Review the criteria on a regular basis
The assessment criteria for economic activities are being developed at the moment. In order to enable companies to plan ahead reliably, such criteria must be consistent and coherent with existing legislation for financial market instruments.
Furthermore, there should be on open mind for a wide range of different technologies, and the current state-of-the-art should be reflected by way of regular reviews of the assessment criteria. A holistic view of sustainability also presupposes that equal consideration is given to all of its three dimensions: ecology, economy and social aspects. It is deplorable that the present approach still narrows the focus on the ecological dimension in an excessively one-sided manner.
Rules should be uniform to the largest possible extent
Currently, not only the EU Commission but also some Member States are developing their individual models and criteria for sustainable finance. Such go-it-alone action cannot achieve the given goals. In order to increase the comparability of sustainable financial investments, these should be defined and applied uniformly at least at EU level. The VCI speaks for further harmonisation through the OECD or the United Nations. This would prevent competitive disadvantages for companies located in the European Union and allow global comparability.
THE VCI IS CALLING FOR THE FOLLOWING
- Avoid negative list of energy-intensive activities
Drawing up a negative list of energy-intensive processes would mean exclusion from the capital market for many companies and reduce investment incentives for the development of innovative technologies. Instead, the implementation of the existing taxonomy and its impact on the financial markets should be closely examined and optimised if necessary.

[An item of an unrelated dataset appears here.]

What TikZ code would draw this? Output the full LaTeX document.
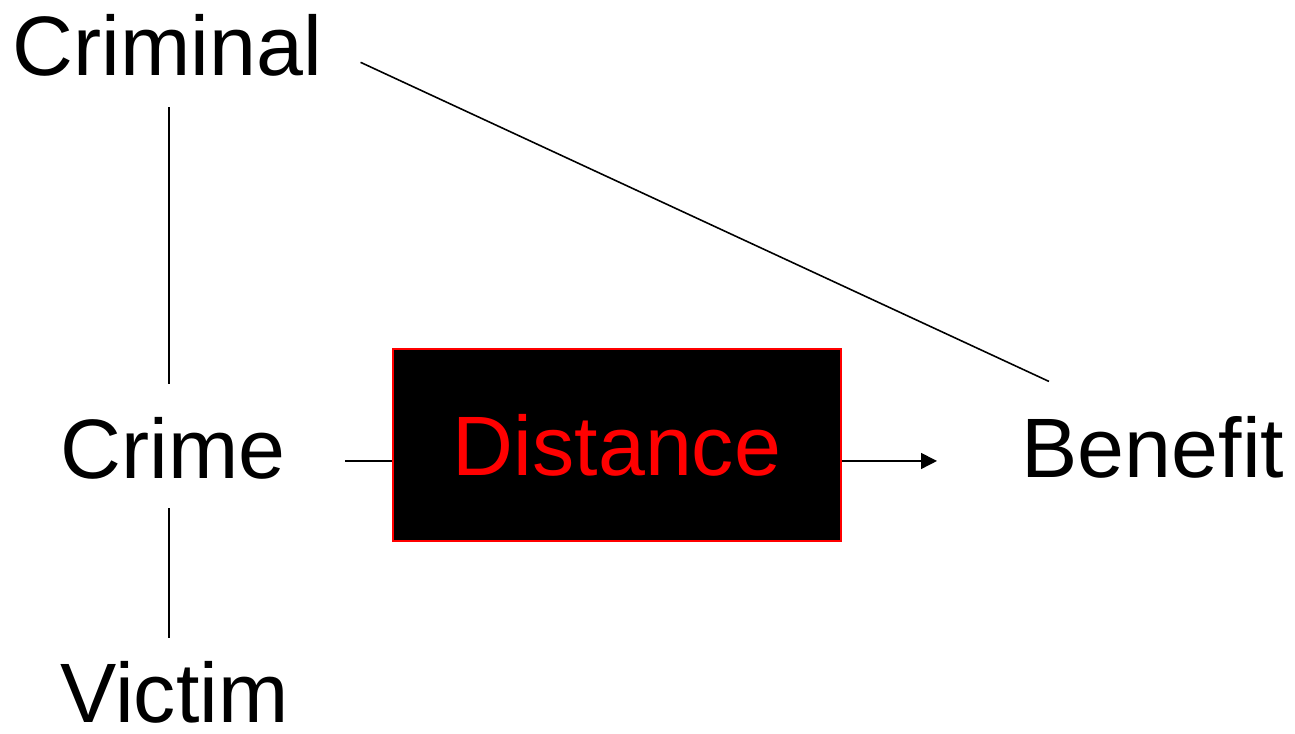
\documentclass[tikz,border=0pt]{standalone}
\usepackage{fontspec}
\setmainfont{Liberation Sans}
\usetikzlibrary{calc,arrows.meta}
\tikzset{
	word/.style={anchor=base, font=\fontsize{24}{28}\selectfont},
	wire/.style={line width=0.45pt, color=black},
	distbox/.style={draw=red, fill=black, line width=0.6pt, text=red, minimum width=4.48cm, minimum height=1.92cm, font=\fontsize{24}{28}\selectfont}
}

\begin{document}
\begin{tikzpicture}
		%%%%% START %%%%%
		\useasboundingbox (0, 0) rectangle (12.95, 7.34);
		
		\node[word] (criminal) at (1.675, 6.58) {Criminal};
		\node[word] (crime) at (1.73, 2.55) {Crime};
		\node[word] (victim) at (1.745, 0.11) {Victim};
		\node[word] (benefit) at (11.53, 2.56) {Benefit};
		
		\node[distbox] (dist) at (6.17, 2.89) {Distance};
		
		\coordinate (axis) at (1.69, 0);
		\coordinate (in) at (3.45, 2.73);
		\coordinate (out) at (9.37, 2.73);
		
		\draw[wire, shorten <=0.18cm, shorten >=0.21cm] (criminal.south -| axis) -- (crime.north -| axis);
		\draw[wire, shorten <=0.16cm, shorten >=0.11cm] (crime.south -| axis) -- (victim.north -| axis);
		
		\draw[wire] (in) -- (in -| dist.west);
		\draw[wire, -{Triangle[length=0.16cm, width=0.16cm]}] (out -| dist.east) -- (out);
		
		\draw[wire] ($(criminal.east)+(0.26, -0.165)$) -- ($(benefit.north)+(-1.04, 0.23)$);
		%%%%% END %%%%%
\end{tikzpicture}
\end{document}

- Accompany current market developments with legislation
The share of sustainable investment opportunities is rising continuously and rapidly – the laws of the market are taking effect. The accompanying development of a uniform set of rules and regulations can enhance transparency and comparability without dirigiste specifications or far-reaching market interventions.
- Workable implementation for companies
Especially small and medium-sized enterprises must carefully manage their resources. Only clear-cut and proportionate reporting obligations, which also take into account competitive aspects in an international context, can keep the additional cost and effort as low as possible. New reporting obligations must be brought into line with existing requirements.